**DATASET SECTION**
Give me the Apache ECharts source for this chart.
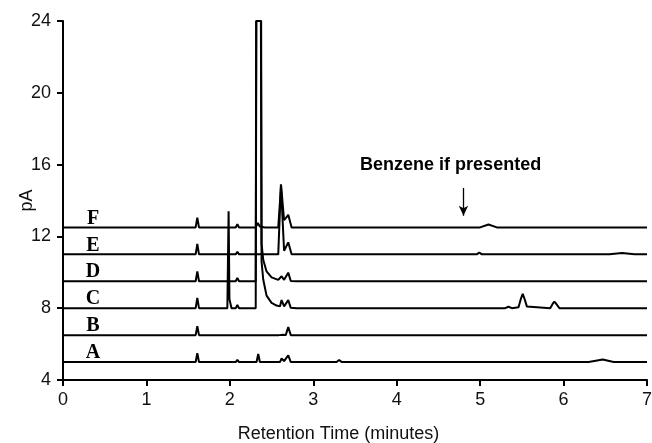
<!DOCTYPE html>
<html>
<head>
<meta charset="utf-8">
<script src="https://cdn.jsdelivr.net/npm/echarts@6/dist/echarts.min.js"></script>
<style>
  html, body { margin: 0; padding: 0; background: #fff; }
  #main { width: 652px; height: 443px; }
</style>
</head>
<body>
<div id="main"></div>
<script>
// trace names and their baselines (pA)
var traceNames = ["A", "B", "C", "D", "E", "F"];
var baselines = [5.0, 6.5, 8.0, 9.5, 11.0, 12.5];

// x ticks (minutes) and y ticks (pA)
var xTicks = [0, 1, 2, 3, 4, 5, 6, 7];
var yTicks = [4, 8, 12, 16, 20, 24];

// chromatogram points: [minutes, pA]
var traceA = [
  [0, 5], [1.59, 5], [1.61, 5.5], [1.63, 5], [1.97, 5], [1.99, 5.1], [2.01, 5],
  [2.07, 5], [2.09, 5.12], [2.11, 5], [2.32, 5], [2.34, 5.45], [2.36, 5],
  [2.6, 5], [2.62, 5.2], [2.65, 5.05], [2.7, 5.38], [2.73, 5],
  [3.21, 5], [3.23, 5.08], [3.25, 5], [3.28, 5], [3.31, 5.12], [3.34, 5],
  [6.3, 5], [6.47, 5.14], [6.6, 5], [7, 5]
];
var traceB = [
  [0, 6.5], [1.59, 6.5], [1.61, 7.0], [1.63, 6.5], [2.07, 6.5], [2.09, 6.58], [2.11, 6.5],
  [2.59, 6.5], [2.61, 6.6], [2.64, 6.52], [2.67, 6.5], [2.7, 6.95], [2.73, 6.5],
  [3.2, 6.5], [3.22, 6.58], [3.24, 6.5], [7, 6.5]
];
var traceC = [
  [0, 8], [1.59, 8], [1.61, 8.58], [1.63, 8], [1.97, 8], [1.985, 13.4], [1.995, 8.5], [2.02, 8],
  [2.07, 8], [2.09, 8.18], [2.11, 8], [2.31, 8], [2.315, 24], [2.375, 24],
  [2.38, 10.6], [2.4, 9.6], [2.44, 8.7], [2.5, 8.3], [2.56, 8.15], [2.6, 8.1],
  [2.62, 8.45], [2.65, 8.1], [2.7, 8.45], [2.73, 8.02], [2.8, 8],
  [3.2, 8], [3.22, 8.1], [3.24, 8], [5.3, 8], [5.34, 8.08], [5.38, 8],
  [5.46, 8.05], [5.49, 8.55], [5.51, 8.8], [5.53, 8.55], [5.56, 8.1], [5.58, 8],
  [5.84, 8], [5.87, 8.25], [5.89, 8.37], [5.91, 8.25], [5.95, 8], [7, 8]
];
var traceD = [
  [0, 9.5], [1.59, 9.5], [1.61, 10.05], [1.63, 9.5], [2.07, 9.5], [2.09, 9.68], [2.11, 9.5],
  [2.31, 9.5], [2.318, 24], [2.372, 24], [2.38, 11.6], [2.4, 10.7], [2.44, 10.05],
  [2.5, 9.72], [2.58, 9.58], [2.62, 9.78], [2.65, 9.58], [2.7, 9.98], [2.73, 9.52], [2.8, 9.5],
  [3.2, 9.5], [3.22, 9.58], [3.24, 9.5], [3.7, 9.5], [3.72, 9.56], [3.74, 9.5], [7, 9.5]
];
var traceE = [
  [0, 11], [1.59, 11], [1.61, 11.58], [1.63, 11], [2.07, 11], [2.09, 11.15], [2.11, 11],
  [2.58, 11], [2.612, 14.9], [2.65, 11.2], [2.7, 11.67], [2.74, 11],
  [3.2, 11], [3.22, 11.1], [3.24, 11], [4.96, 11], [4.99, 11.1], [5.02, 11],
  [5.5, 11], [5.52, 11.08], [5.54, 11], [6.55, 11], [6.7, 11.08], [6.85, 11], [7, 11]
];
var traceF = [
  [0, 12.5], [1.59, 12.5], [1.61, 13.05], [1.63, 12.5], [2.07, 12.5], [2.09, 12.68], [2.11, 12.5],
  [2.31, 12.5], [2.335, 12.75], [2.36, 12.55], [2.42, 12.5],
  [2.58, 12.5], [2.614, 14.85], [2.65, 12.9], [2.7, 13.2], [2.74, 12.5],
  [3.2, 12.5], [3.22, 12.58], [3.24, 12.5], [3.91, 12.5], [3.93, 12.6], [3.95, 12.5],
  [5.0, 12.5], [5.1, 12.66], [5.2, 12.5], [5.84, 12.5], [5.86, 12.58], [5.88, 12.5], [7, 12.5]
];
var traces = [traceA, traceB, traceC, traceD, traceE, traceF];

var myChart = echarts.init(document.getElementById("main"));

var black = "#000";
var series = traces.map(function (d, i) {
  return {
    name: traceNames[i],
    type: "line",
    data: d,
    showSymbol: false,
    animation: false,
    lineStyle: { color: black, width: 2 },
    z: 3
  };
});

// arrow pointing to where benzene would elute
series[5].markLine = {
  silent: true,
  symbol: ["none", "arrow"],
  symbolSize: [7, 10],
  label: { show: false },
  lineStyle: { color: black, width: 1.3, type: "solid" },
  data: [[{ coord: [4.8, 14.7] }, { coord: [4.8, 13.15] }]]
};

// trace letters just above each baseline
series.push({
  type: "scatter",
  symbolSize: 0,
  silent: true,
  animation: false,
  itemStyle: { color: black, opacity: 1 },
  data: baselines.map(function (b, i) { return { value: [0.36, b + 0.5], name: traceNames[i] }; }),
  label: {
    show: true,
    position: "inside",
    formatter: "{b}",
    color: black,
    opacity: 1,
    textBorderWidth: 0,
    fontFamily: "Liberation Serif, Times New Roman, serif",
    fontWeight: "bold",
    fontSize: 20
  }
});

// annotation text
series.push({
  type: "scatter",
  symbolSize: 0,
  silent: true,
  animation: false,
  itemStyle: { color: black, opacity: 1 },
  data: [{ value: [4.646, 15.98], name: "Benzene if presented" }],
  label: {
    show: true,
    position: "inside",
    formatter: "{b}",
    color: black,
    opacity: 1,
    textBorderWidth: 0,
    fontFamily: "Liberation Sans, Arial, sans-serif",
    fontWeight: "bold",
    fontSize: 18
  }
});

var axisFont = { color: "#111", fontSize: 18, fontFamily: "Liberation Sans, Arial, sans-serif" };

myChart.setOption({
  animation: false,
  grid: { left: 63, right: 5, top: 21, bottom: 63, containLabel: false, outerBoundsMode: "none" },
  xAxis: {
    type: "value",
    min: xTicks[0],
    max: xTicks[xTicks.length - 1],
    interval: 1,
    name: "Retention Time (minutes)",
    nameLocation: "middle",
    nameGap: 45,
    nameMoveOverlap: false,
    nameTextStyle: Object.assign({ padding: [0, 33, 0, 0] }, axisFont),
    axisLine: { onZero: false, lineStyle: { color: black, width: 2 } },
    axisTick: { inside: false, length: 6, lineStyle: { color: black, width: 2 } },
    axisLabel: Object.assign({ margin: 11 }, axisFont),
    splitLine: { show: false }
  },
  yAxis: {
    type: "value",
    min: yTicks[0],
    max: yTicks[yTicks.length - 1],
    interval: 4,
    name: "pA",
    nameLocation: "middle",
    nameGap: 27,
    nameMoveOverlap: false,
    nameTextStyle: axisFont,
    axisLine: { show: true, lineStyle: { color: black, width: 2 } },
    axisTick: { show: true, inside: false, length: 6, lineStyle: { color: black, width: 2 } },
    axisLabel: Object.assign({ margin: 12 }, axisFont),
    splitLine: { show: false }
  },
  series: series
});
</script>
</body>
</html>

**TASK OBJECTIVE**
Repeat the material above in full and exactly, omitting the pictures.

**PROBLEM SOLUTION**
Give me the Apache ECharts source for this chart.
<!DOCTYPE html>
<html>
<head>
<meta charset="utf-8">
<script src="https://cdn.jsdelivr.net/npm/echarts@6/dist/echarts.min.js"></script>
<style>
  html, body { margin: 0; padding: 0; background: #fff; }
  #main { width: 652px; height: 443px; }
</style>
</head>
<body>
<div id="main"></div>
<script>
// trace names and their baselines (pA)
var traceNames = ["A", "B", "C", "D", "E", "F"];
var baselines = [5.0, 6.5, 8.0, 9.5, 11.0, 12.5];

// x ticks (minutes) and y ticks (pA)
var xTicks = [0, 1, 2, 3, 4, 5, 6, 7];
var yTicks = [4, 8, 12, 16, 20, 24];

// chromatogram points: [minutes, pA]
var traceA = [
  [0, 5], [1.59, 5], [1.61, 5.5], [1.63, 5], [1.97, 5], [1.99, 5.1], [2.01, 5],
  [2.07, 5], [2.09, 5.12], [2.11, 5], [2.32, 5], [2.34, 5.45], [2.36, 5],
  [2.6, 5], [2.62, 5.2], [2.65, 5.05], [2.7, 5.38], [2.73, 5],
  [3.21, 5], [3.23, 5.08], [3.25, 5], [3.28, 5], [3.31, 5.12], [3.34, 5],
  [6.3, 5], [6.47, 5.14], [6.6, 5], [7, 5]
];
var traceB = [
  [0, 6.5], [1.59, 6.5], [1.61, 7.0], [1.63, 6.5], [2.07, 6.5], [2.09, 6.58], [2.11, 6.5],
  [2.59, 6.5], [2.61, 6.6], [2.64, 6.52], [2.67, 6.5], [2.7, 6.95], [2.73, 6.5],
  [3.2, 6.5], [3.22, 6.58], [3.24, 6.5], [7, 6.5]
];
var traceC = [
  [0, 8], [1.59, 8], [1.61, 8.58], [1.63, 8], [1.97, 8], [1.985, 13.4], [1.995, 8.5], [2.02, 8],
  [2.07, 8], [2.09, 8.18], [2.11, 8], [2.31, 8], [2.315, 24], [2.375, 24],
  [2.38, 10.6], [2.4, 9.6], [2.44, 8.7], [2.5, 8.3], [2.56, 8.15], [2.6, 8.1],
  [2.62, 8.45], [2.65, 8.1], [2.7, 8.45], [2.73, 8.02], [2.8, 8],
  [3.2, 8], [3.22, 8.1], [3.24, 8], [5.3, 8], [5.34, 8.08], [5.38, 8],
  [5.46, 8.05], [5.49, 8.55], [5.51, 8.8], [5.53, 8.55], [5.56, 8.1], [5.58, 8],
  [5.84, 8], [5.87, 8.25], [5.89, 8.37], [5.91, 8.25], [5.95, 8], [7, 8]
];
var traceD = [
  [0, 9.5], [1.59, 9.5], [1.61, 10.05], [1.63, 9.5], [2.07, 9.5], [2.09, 9.68], [2.11, 9.5],
  [2.31, 9.5], [2.318, 24], [2.372, 24], [2.38, 11.6], [2.4, 10.7], [2.44, 10.05],
  [2.5, 9.72], [2.58, 9.58], [2.62, 9.78], [2.65, 9.58], [2.7, 9.98], [2.73, 9.52], [2.8, 9.5],
  [3.2, 9.5], [3.22, 9.58], [3.24, 9.5], [3.7, 9.5], [3.72, 9.56], [3.74, 9.5], [7, 9.5]
];
var traceE = [
  [0, 11], [1.59, 11], [1.61, 11.58], [1.63, 11], [2.07, 11], [2.09, 11.15], [2.11, 11],
  [2.58, 11], [2.612, 14.9], [2.65, 11.2], [2.7, 11.67], [2.74, 11],
  [3.2, 11], [3.22, 11.1], [3.24, 11], [4.96, 11], [4.99, 11.1], [5.02, 11],
  [5.5, 11], [5.52, 11.08], [5.54, 11], [6.55, 11], [6.7, 11.08], [6.85, 11], [7, 11]
];
var traceF = [
  [0, 12.5], [1.59, 12.5], [1.61, 13.05], [1.63, 12.5], [2.07, 12.5], [2.09, 12.68], [2.11, 12.5],
  [2.31, 12.5], [2.335, 12.75], [2.36, 12.55], [2.42, 12.5],
  [2.58, 12.5], [2.614, 14.85], [2.65, 12.9], [2.7, 13.2], [2.74, 12.5],
  [3.2, 12.5], [3.22, 12.58], [3.24, 12.5], [3.91, 12.5], [3.93, 12.6], [3.95, 12.5],
  [5.0, 12.5], [5.1, 12.66], [5.2, 12.5], [5.84, 12.5], [5.86, 12.58], [5.88, 12.5], [7, 12.5]
];
var traces = [traceA, traceB, traceC, traceD, traceE, traceF];

var myChart = echarts.init(document.getElementById("main"));

var black = "#000";
var series = traces.map(function (d, i) {
  return {
    name: traceNames[i],
    type: "line",
    data: d,
    showSymbol: false,
    animation: false,
    lineStyle: { color: black, width: 2 },
    z: 3
  };
});

// arrow pointing to where benzene would elute
series[5].markLine = {
  silent: true,
  symbol: ["none", "arrow"],
  symbolSize: [7, 10],
  label: { show: false },
  lineStyle: { color: black, width: 1.3, type: "solid" },
  data: [[{ coord: [4.8, 14.7] }, { coord: [4.8, 13.15] }]]
};

// trace letters just above each baseline
series.push({
  type: "scatter",
  symbolSize: 0,
  silent: true,
  animation: false,
  itemStyle: { color: black, opacity: 1 },
  data: baselines.map(function (b, i) { return { value: [0.36, b + 0.5], name: traceNames[i] }; }),
  label: {
    show: true,
    position: "inside",
    formatter: "{b}",
    color: black,
    opacity: 1,
    textBorderWidth: 0,
    fontFamily: "Liberation Serif, Times New Roman, serif",
    fontWeight: "bold",
    fontSize: 20
  }
});

// annotation text
series.push({
  type: "scatter",
  symbolSize: 0,
  silent: true,
  animation: false,
  itemStyle: { color: black, opacity: 1 },
  data: [{ value: [4.646, 15.98], name: "Benzene if presented" }],
  label: {
    show: true,
    position: "inside",
    formatter: "{b}",
    color: black,
    opacity: 1,
    textBorderWidth: 0,
    fontFamily: "Liberation Sans, Arial, sans-serif",
    fontWeight: "bold",
    fontSize: 18
  }
});

var axisFont = { color: "#111", fontSize: 18, fontFamily: "Liberation Sans, Arial, sans-serif" };

myChart.setOption({
  animation: false,
  grid: { left: 63, right: 5, top: 21, bottom: 63, containLabel: false, outerBoundsMode: "none" },
  xAxis: {
    type: "value",
    min: xTicks[0],
    max: xTicks[xTicks.length - 1],
    interval: 1,
    name: "Retention Time (minutes)",
    nameLocation: "middle",
    nameGap: 45,
    nameMoveOverlap: false,
    nameTextStyle: Object.assign({ padding: [0, 33, 0, 0] }, axisFont),
    axisLine: { onZero: false, lineStyle: { color: black, width: 2 } },
    axisTick: { inside: false, length: 6, lineStyle: { color: black, width: 2 } },
    axisLabel: Object.assign({ margin: 11 }, axisFont),
    splitLine: { show: false }
  },
  yAxis: {
    type: "value",
    min: yTicks[0],
    max: yTicks[yTicks.length - 1],
    interval: 4,
    name: "pA",
    nameLocation: "middle",
    nameGap: 27,
    nameMoveOverlap: false,
    nameTextStyle: axisFont,
    axisLine: { show: true, lineStyle: { color: black, width: 2 } },
    axisTick: { show: true, inside: false, length: 6, lineStyle: { color: black, width: 2 } },
    axisLabel: Object.assign({ margin: 12 }, axisFont),
    splitLine: { show: false }
  },
  series: series
});
</script>
</body>
</html>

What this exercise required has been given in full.